Geometry, light, and a pattern that has held its place since the 1600s.

Herringbone is one of the oldest flooring patterns still in continuous use — Roman engineers set stones in the same interlocking V to hold their roads together, and by the 1600s French parquetiers had refined it into the floors of grand houses. Four centuries later it has outlived every passing fashion. That endurance is not nostalgia. It is geometry.
A herringbone floor is built from identical rectangular blocks turned ninety degrees to one another, so each block braces the next. The eye reads the resulting zig-zag as movement and depth rather than a flat plane, and because the grain of every second block runs across the light, the surface never looks uniform. Move through the room and the pattern shifts with you — one shaft of afternoon sun will pick out a run of blocks that were invisible a moment before. It is the reason a herringbone floor feels alive in a way a straight-plank floor rarely does.

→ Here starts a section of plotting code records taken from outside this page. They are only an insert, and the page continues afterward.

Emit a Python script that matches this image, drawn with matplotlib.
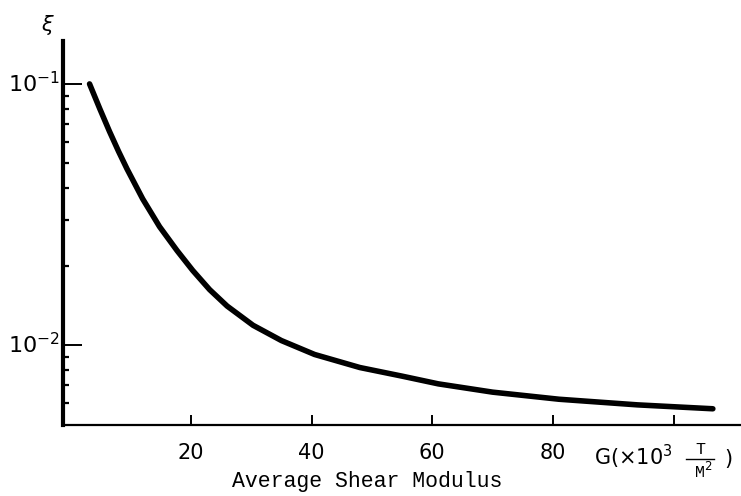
import matplotlib
matplotlib.use("Agg")
import matplotlib.pyplot as plt
from matplotlib.ticker import FixedLocator, NullFormatter

# average shear modulus G (x10^3 T/M^2) and damping ratio xi
G = [3.2, 4.9, 6.5, 8.0, 9.4, 12.0, 14.8, 17.7, 20.3, 23.1, 26.0, 30.3,
     35.0, 40.5, 48.0, 55.0, 61.0, 70.0, 81.0, 94.0, 106.5]
xi = [0.100, 0.0803, 0.0658, 0.0552, 0.0473, 0.0363, 0.0284, 0.0230, 0.0193,
      0.0163, 0.0141, 0.0119, 0.0104, 0.0092, 0.0082, 0.0076, 0.0071, 0.0066,
      0.0062, 0.0059, 0.0057]

x_ticks = [20, 40, 60, 80, 100]
x_labels = ["20", "40", "60", "80", ""]
y_major = [0.1, 0.01]
y_labels = [r"$10^{-1}$", r"$10^{-2}$"]
y_minor = [0.006, 0.007, 0.008, 0.009,
           0.02, 0.03, 0.04, 0.05, 0.06, 0.07, 0.08, 0.09]

W, H = 741, 496
fig = plt.figure(figsize=(W / 100, H / 100), dpi=100)
ax = fig.add_axes([63 / W, 1 - 425 / H, (740 - 63) / W, (425 - 41) / H])

ax.plot(G, xi, color="black", lw=4, solid_capstyle="round", solid_joinstyle="round")

ax.set_yscale("log")
ax.set_xlim(-1.2, 111)
ax.set_ylim(0.00494, 0.146)

ax.spines["top"].set_visible(False)
ax.spines["right"].set_visible(False)
ax.spines["left"].set_linewidth(3)
ax.spines["bottom"].set_linewidth(1.6)

ax.set_xticks(x_ticks)
ax.set_xticklabels(x_labels)
ax.yaxis.set_major_locator(FixedLocator(y_major))
ax.yaxis.set_minor_locator(FixedLocator(y_minor))
ax.yaxis.set_minor_formatter(NullFormatter())
ax.set_yticklabels([])

ax.tick_params(axis="x", direction="in", length=7, width=1.4, pad=13, labelsize=15)
ax.tick_params(axis="y", which="major", direction="in", length=14, width=1.4)
ax.tick_params(axis="y", which="minor", direction="in", length=4, width=1.6)
ax.tick_params(axis="x", which="minor", length=0)

# y tick labels placed by hand so that the "10" sits on the tick
for val, lab in zip(y_major, y_labels):
    ax.annotate(lab, xy=(0, val), xycoords=("axes fraction", "data"),
                xytext=(-3, -8), textcoords="offset pixels",
                ha="right", va="baseline", fontsize=16)

mono = "Liberation Mono"
fig.text(367 / W, 1 - 481 / H, "Average Shear Modulus", family=mono,
         fontsize=15.5, ha="center", va="center")
fig.text(48 / W, 1 - 25 / H, r"$\xi$", fontsize=15, ha="center", va="center")
fig.text(594 / W, 1 - 457 / H, r"G($\times$10$^3$", fontsize=15,
         ha="left", va="center")
fig.text(700 / W, 1 - 449 / H, "T", family=mono, fontsize=12,
         ha="center", va="center")
fig.add_artist(plt.Line2D([686 / W, 714 / W], [1 - 459 / H, 1 - 459 / H],
                          color="black", lw=1))
fig.text(703 / W, 1 - 471 / H, r"M$^2$", family=mono, fontsize=12,
         ha="center", va="center")
fig.text(728 / W, 1 - 459 / H, ")", fontsize=15, ha="center", va="center")

fig.savefig("out.png", dpi=100)
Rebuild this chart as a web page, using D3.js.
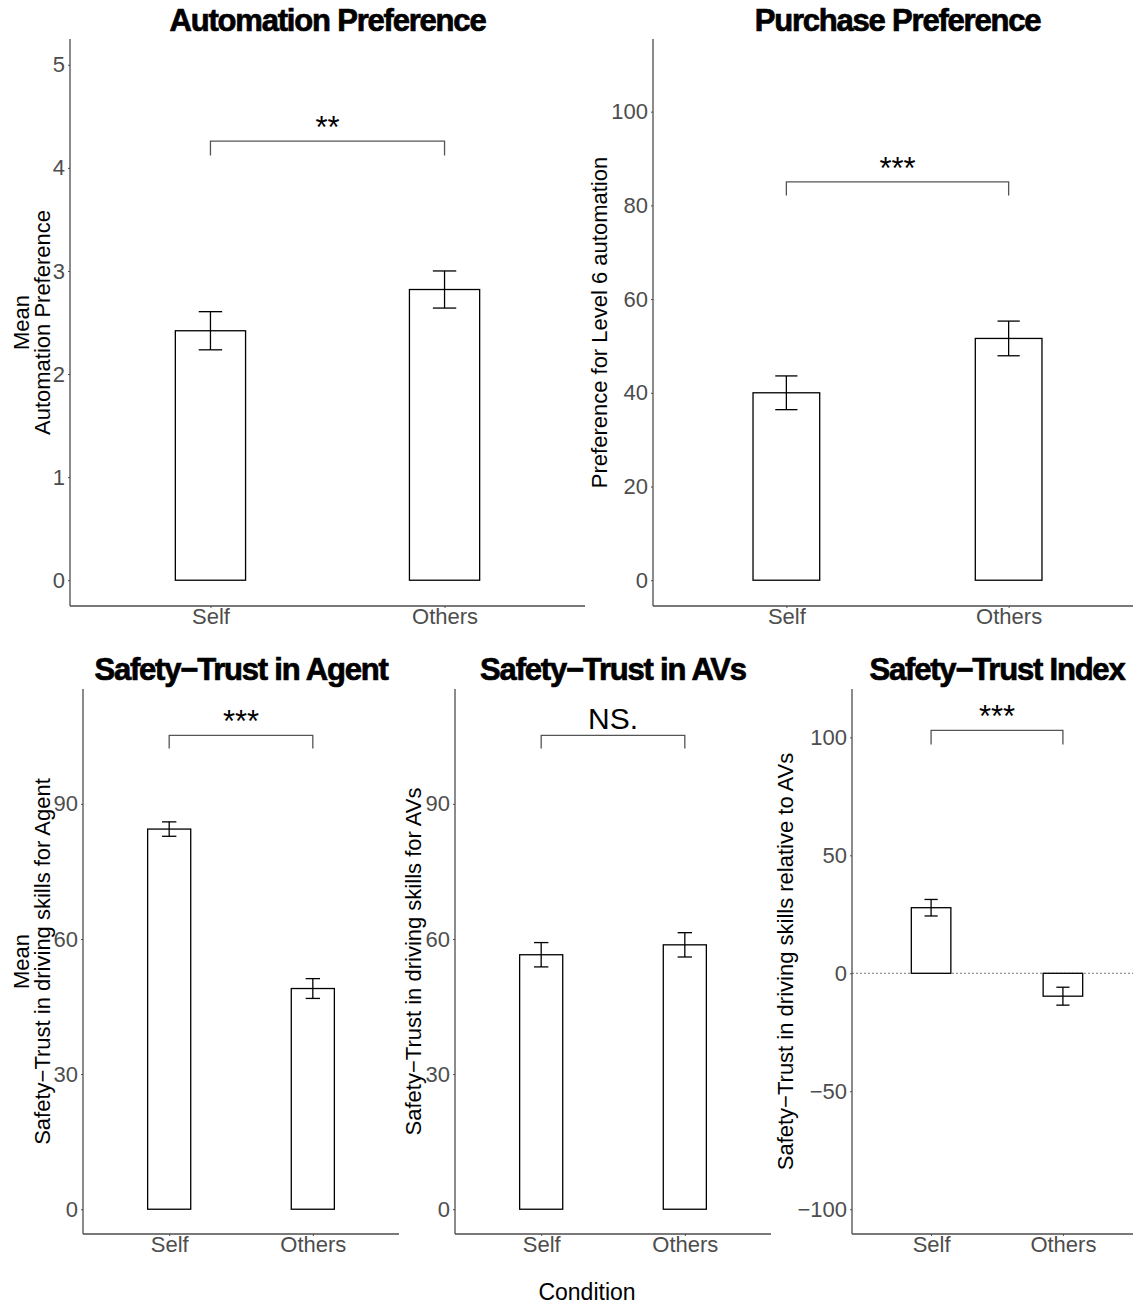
<!DOCTYPE html>
<html>
<head>
<meta charset="utf-8">
<script src="https://cdn.jsdelivr.net/npm/d3@7"></script>
<style>
  body { margin: 0; background: #fff; }
  svg { font-family: "Liberation Sans", Arial, sans-serif; display: block; }
</style>
</head>
<body>
<div id="chart"></div>
<script>
// DATA
const conditions = ["Self", "Others"];

const automationMean = [2.42, 2.82];
const automationSE = [0.185, 0.18];
const purchaseMean = [40.0, 51.6];
const purchaseSE = [3.6, 3.7];
const agentMean = [84.4, 49.0];
const agentSE = [1.6, 2.2];
const avMean = [56.5, 58.7];
const avSE = [2.7, 2.7];
const indexMean = [27.8, -9.7];
const indexSE = [3.5, 3.8];

const automationTicks = [0, 1, 2, 3, 4, 5];
const purchaseTicks = [0, 20, 40, 60, 80, 100];
const trustTicks = [0, 30, 60, 90];
const indexTicks = [-100, -50, 0, 50, 100];

// significance brackets: [bracket top, end of the legs]
const automationSig = { label: "**", top: 4.26, leg: 4.12 };
const purchaseSig = { label: "***", top: 85, leg: 82.1 };
const agentSig = { label: "***", top: 105.2, leg: 102.3 };
const avSig = { label: "NS.", top: 105.2, leg: 102.3 };
const indexSig = { label: "***", top: 103, leg: 97 };

// LAYOUT
const W = 1133, H = 1306;
const svg = d3.select("#chart").append("svg")
    .attr("width", W)
    .attr("height", H);

const panels = [
    { title: "Automation Preference", ylab: ["Mean", "Automation Preference"], yl: [29, 50],
      mean: automationMean, se: automationSE, ticks: automationTicks, domain: [-0.25, 5.25],
      sig: automationSig, x0: 70, x1: 585, y0: 39, y1: 606, titleY: 31 },
    { title: "Purchase Preference", ylab: ["Preference for Level 6 automation"], yl: [607],
      mean: purchaseMean, se: purchaseSE, ticks: purchaseTicks, domain: [-5.5, 115.5],
      sig: purchaseSig, x0: 653, x1: 1142, y0: 39, y1: 606, titleY: 31 },
    { title: "Safety\u2212Trust in Agent", ylab: ["Mean", "Safety\u2212Trust in driving skills for Agent"], yl: [29, 50],
      mean: agentMean, se: agentSE, ticks: trustTicks, domain: [-5.5, 115.5],
      sig: agentSig, x0: 83, x1: 399, y0: 689, y1: 1234, titleY: 680 },
    { title: "Safety\u2212Trust in AVs", ylab: ["Safety\u2212Trust in driving skills for AVs"], yl: [421],
      mean: avMean, se: avSE, ticks: trustTicks, domain: [-5.5, 115.5],
      sig: avSig, x0: 455, x1: 771, y0: 689, y1: 1234, titleY: 680 },
    { title: "Safety\u2212Trust Index", ylab: ["Safety\u2212Trust in driving skills relative to AVs"], yl: [793],
      mean: indexMean, se: indexSE, ticks: indexTicks, domain: [-110.5, 120.5],
      sig: indexSig, x0: 852, x1: 1142, y0: 689, y1: 1234, titleY: 680, zeroLine: true }
];

const axisColor = "#4d4d4d";

panels.forEach(p => {
    const g = svg.append("g");

    // scales: discrete x with ggplot-like 0.6 expansion
    const x = d3.scaleLinear().domain([0.4, 2.6]).range([p.x0, p.x1]);
    const y = d3.scaleLinear().domain(p.domain).range([p.y1, p.y0]);
    const unit = x(2) - x(1);
    const barW = 0.3 * unit;
    const capW = 0.1 * unit;

    const data = conditions.map((c, i) => ({ cond: c, pos: i + 1, mean: p.mean[i], se: p.se[i] }));

    if (p.zeroLine) {
        g.append("line")
            .attr("x1", p.x0).attr("x2", p.x1)
            .attr("y1", y(0)).attr("y2", y(0))
            .attr("stroke", "#777")
            .attr("stroke-width", 1)
            .attr("stroke-dasharray", "2,2");
    }

    // bars
    g.selectAll(".bar")
        .data(data)
        .enter()
        .append("rect")
        .attr("class", "bar")
        .attr("x", d => x(d.pos) - barW / 2)
        .attr("width", barW)
        .attr("y", d => y(Math.max(0, d.mean)))
        .attr("height", d => Math.abs(y(0) - y(d.mean)))
        .attr("fill", "white")
        .attr("stroke", "black")
        .attr("stroke-width", 1.3);

    // error bars
    const eb = g.selectAll(".err")
        .data(data)
        .enter()
        .append("g")
        .attr("class", "err")
        .attr("stroke", "black")
        .attr("stroke-width", 1.3);
    eb.append("line")
        .attr("x1", d => x(d.pos)).attr("x2", d => x(d.pos))
        .attr("y1", d => y(d.mean - d.se)).attr("y2", d => y(d.mean + d.se));
    eb.append("line")
        .attr("x1", d => x(d.pos) - capW / 2).attr("x2", d => x(d.pos) + capW / 2)
        .attr("y1", d => y(d.mean + d.se)).attr("y2", d => y(d.mean + d.se));
    eb.append("line")
        .attr("x1", d => x(d.pos) - capW / 2).attr("x2", d => x(d.pos) + capW / 2)
        .attr("y1", d => y(d.mean - d.se)).attr("y2", d => y(d.mean - d.se));

    // significance bracket
    g.append("path")
        .attr("d", `M${x(1)},${y(p.sig.leg)}V${y(p.sig.top)}H${x(2)}V${y(p.sig.leg)}`)
        .attr("fill", "none")
        .attr("stroke", "#555")
        .attr("stroke-width", 1.3);
    g.append("text")
        .attr("x", x(1.5))
        .attr("y", y(p.sig.top) - (p.sig.label === "NS." ? 6 : 3))
        .attr("text-anchor", "middle")
        .attr("font-size", p.sig.label === "NS." ? 30 : 31)
        .attr("fill", "black")
        .text(p.sig.label);

    // axes
    const yAxis = g.append("g")
        .attr("transform", `translate(${p.x0},0)`)
        .call(d3.axisLeft(y).tickValues(p.ticks).tickSize(2).tickPadding(3)
            .tickFormat(d => d < 0 ? "\u2212" + Math.abs(d) : d));
    const xAxis = g.append("g")
        .attr("transform", `translate(0,${p.y1})`)
        .call(d3.axisBottom(x).tickValues([1, 2]).tickSize(2).tickPadding(0)
            .tickFormat(d => conditions[d - 1]));

    [yAxis, xAxis].forEach(a => {
        a.select(".domain").attr("stroke", axisColor).attr("stroke-width", 1.3);
        a.selectAll(".tick line").attr("stroke", axisColor);
        a.selectAll(".tick text")
            .attr("fill", axisColor)
            .attr("font-size", 22)
            .attr("font-family", "Liberation Sans, Arial, sans-serif");
    });
    yAxis.select(".domain").attr("d", `M0,${p.y1}V${p.y0}`);
    xAxis.select(".domain").attr("d", `M${p.x0},0H${p.x1}`);

    // title
    g.append("text")
        .attr("x", (p.x0 + p.x1) / 2)
        .attr("y", p.titleY)
        .attr("text-anchor", "middle")
        .attr("font-size", 31)
        .attr("font-weight", "bold")
        .attr("letter-spacing", -1.2)
        .attr("fill", "black")
        .attr("stroke", "black")
        .attr("stroke-width", 0.7)
        .text(p.title);

    // y label
    const yc = (p.y0 + p.y1) / 2;
    p.ylab.forEach((line, i) => {
        g.append("text")
            .attr("transform", `translate(${p.yl[i]},${yc}) rotate(-90)`)
            .attr("text-anchor", "middle")
            .attr("font-size", 22)
            .attr("fill", "black")
            .text(line);
    });
});

// shared x label
svg.append("text")
    .attr("x", 587)
    .attr("y", 1300)
    .attr("text-anchor", "middle")
    .attr("font-size", 23)
    .attr("fill", "black")
    .text("Condition");
</script>
</body>
</html>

That richness is unforgiving to lay. The whole pattern hangs off a single setting-out line struck down the centre of the room; every block references it, so a first course that is a millimetre out compounds into a visible drift by the far wall. Long sightlines and generous daylight — exactly the conditions of a Jeddah villa — expose the smallest error in angle or joint. We set out with a laser, prepare the subfloor flat to DIN standard, and lay the field by hand, working outward from the datum so the pattern runs true across rooms and thresholds.
Chosen well, herringbone rewards the discipline. Engineered oak gives it the dimensional stability the Kingdom's climate demands while keeping a real-wood top layer that can be refinished for decades. The pattern that defined a luxury floor in 1650 still does the same thing today — it turns a floor into the quiet architecture of a room.